### Task objective
Skip all pictures, then print the remaining material exactly.

### Source excerpt

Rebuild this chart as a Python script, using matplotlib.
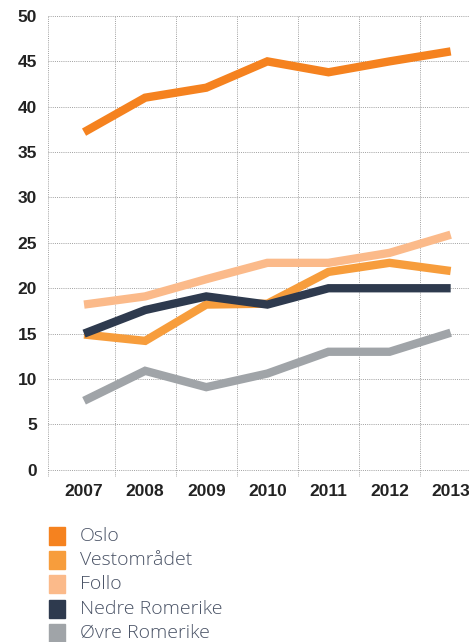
import numpy as np
import matplotlib.pyplot as plt
from matplotlib.patches import Rectangle

years = ["2007", "2008", "2009", "2010", "2011", "2012", "2013"]
names = ["Oslo", "Vestområdet", "Follo", "Nedre Romerike", "Øvre Romerike"]
colors = ["#F5821F", "#F79D3C", "#FBBA8A", "#2E3A4E", "#A0A4A8"]

oslo = [37.2, 41.0, 42.1, 45.0, 43.8, 45.0, 46.1]
vest = [14.9, 14.2, 18.2, 18.3, 21.8, 22.8, 21.9]
follo = [18.2, 19.1, 21.0, 22.8, 22.8, 23.9, 25.9]
nedre = [15.0, 17.6, 19.1, 18.2, 20.0, 20.0, 20.0]
ovre = [7.6, 10.9, 9.1, 10.6, 13.0, 13.0, 15.1]

series = [oslo, vest, follo, nedre, ovre]
draw_order = [4, 2, 1, 3, 0]

W, H = 469, 642
fig = plt.figure(figsize=(W / 100, H / 100), dpi=100)
ax = fig.add_axes([48 / W, (H - 477) / H, 1 - 48 / W, (477 - 16) / H])

x = np.arange(len(years))
for i in draw_order:
    ax.plot(x, series[i], color=colors[i], lw=6, solid_capstyle="butt",
            solid_joinstyle="miter", zorder=3)

ax.set_xlim(-0.59, 6.30)
ax.set_ylim(-0.8, 50)

# dotted grid, vertical lines sit between the years
grid_kw = dict(color="#a0a0a0", lw=0.7, ls=(0, (1, 1.2)), zorder=1)
for yv in range(0, 51, 5):
    ax.axhline(yv, **grid_kw)
for xv in np.append(-0.59, np.arange(0.5, 6, 1.0)):
    ax.axvline(xv, **grid_kw)

for s in ax.spines.values():
    s.set_visible(False)

ax.set_yticks(range(0, 51, 5))
ax.set_xticks(x)
ax.set_xticklabels(years)
ax.tick_params(length=0, labelsize=12.5, colors="#222222")
ax.tick_params(axis="x", pad=5)
ax.tick_params(axis="y", pad=8)
for lab in ax.get_xticklabels() + ax.get_yticklabels():
    lab.set_fontfamily("Liberation Sans")
    lab.set_fontweight("bold")

# legend
for i, (name, c) in enumerate(zip(names, colors)):
    yc = 536 + i * 24.2
    fig.patches.append(Rectangle((49 / W, (H - yc - 9) / H), 16 / W, 18 / H,
                                 transform=fig.transFigure, color=c))
    fig.text(80 / W, (H - yc) / H, name, fontsize=14, color="#4a5366",
             family=["Open Sans", "DejaVu Sans"], weight="light", va="center")

fig.savefig("out.png", dpi=100)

### Exercise answer
Rebuild this chart as a Python script, using matplotlib.
import numpy as np
import matplotlib.pyplot as plt
from matplotlib.patches import Rectangle

years = ["2007", "2008", "2009", "2010", "2011", "2012", "2013"]
names = ["Oslo", "Vestområdet", "Follo", "Nedre Romerike", "Øvre Romerike"]
colors = ["#F5821F", "#F79D3C", "#FBBA8A", "#2E3A4E", "#A0A4A8"]

oslo = [37.2, 41.0, 42.1, 45.0, 43.8, 45.0, 46.1]
vest = [14.9, 14.2, 18.2, 18.3, 21.8, 22.8, 21.9]
follo = [18.2, 19.1, 21.0, 22.8, 22.8, 23.9, 25.9]
nedre = [15.0, 17.6, 19.1, 18.2, 20.0, 20.0, 20.0]
ovre = [7.6, 10.9, 9.1, 10.6, 13.0, 13.0, 15.1]

series = [oslo, vest, follo, nedre, ovre]
draw_order = [4, 2, 1, 3, 0]

W, H = 469, 642
fig = plt.figure(figsize=(W / 100, H / 100), dpi=100)
ax = fig.add_axes([48 / W, (H - 477) / H, 1 - 48 / W, (477 - 16) / H])

x = np.arange(len(years))
for i in draw_order:
    ax.plot(x, series[i], color=colors[i], lw=6, solid_capstyle="butt",
            solid_joinstyle="miter", zorder=3)

ax.set_xlim(-0.59, 6.30)
ax.set_ylim(-0.8, 50)

# dotted grid, vertical lines sit between the years
grid_kw = dict(color="#a0a0a0", lw=0.7, ls=(0, (1, 1.2)), zorder=1)
for yv in range(0, 51, 5):
    ax.axhline(yv, **grid_kw)
for xv in np.append(-0.59, np.arange(0.5, 6, 1.0)):
    ax.axvline(xv, **grid_kw)

for s in ax.spines.values():
    s.set_visible(False)

ax.set_yticks(range(0, 51, 5))
ax.set_xticks(x)
ax.set_xticklabels(years)
ax.tick_params(length=0, labelsize=12.5, colors="#222222")
ax.tick_params(axis="x", pad=5)
ax.tick_params(axis="y", pad=8)
for lab in ax.get_xticklabels() + ax.get_yticklabels():
    lab.set_fontfamily("Liberation Sans")
    lab.set_fontweight("bold")

# legend
for i, (name, c) in enumerate(zip(names, colors)):
    yc = 536 + i * 24.2
    fig.patches.append(Rectangle((49 / W, (H - yc - 9) / H), 16 / W, 18 / H,
                                 transform=fig.transFigure, color=c))
    fig.text(80 / W, (H - yc) / H, name, fontsize=14, color="#4a5366",
             family=["Open Sans", "DejaVu Sans"], weight="light", va="center")

fig.savefig("out.png", dpi=100)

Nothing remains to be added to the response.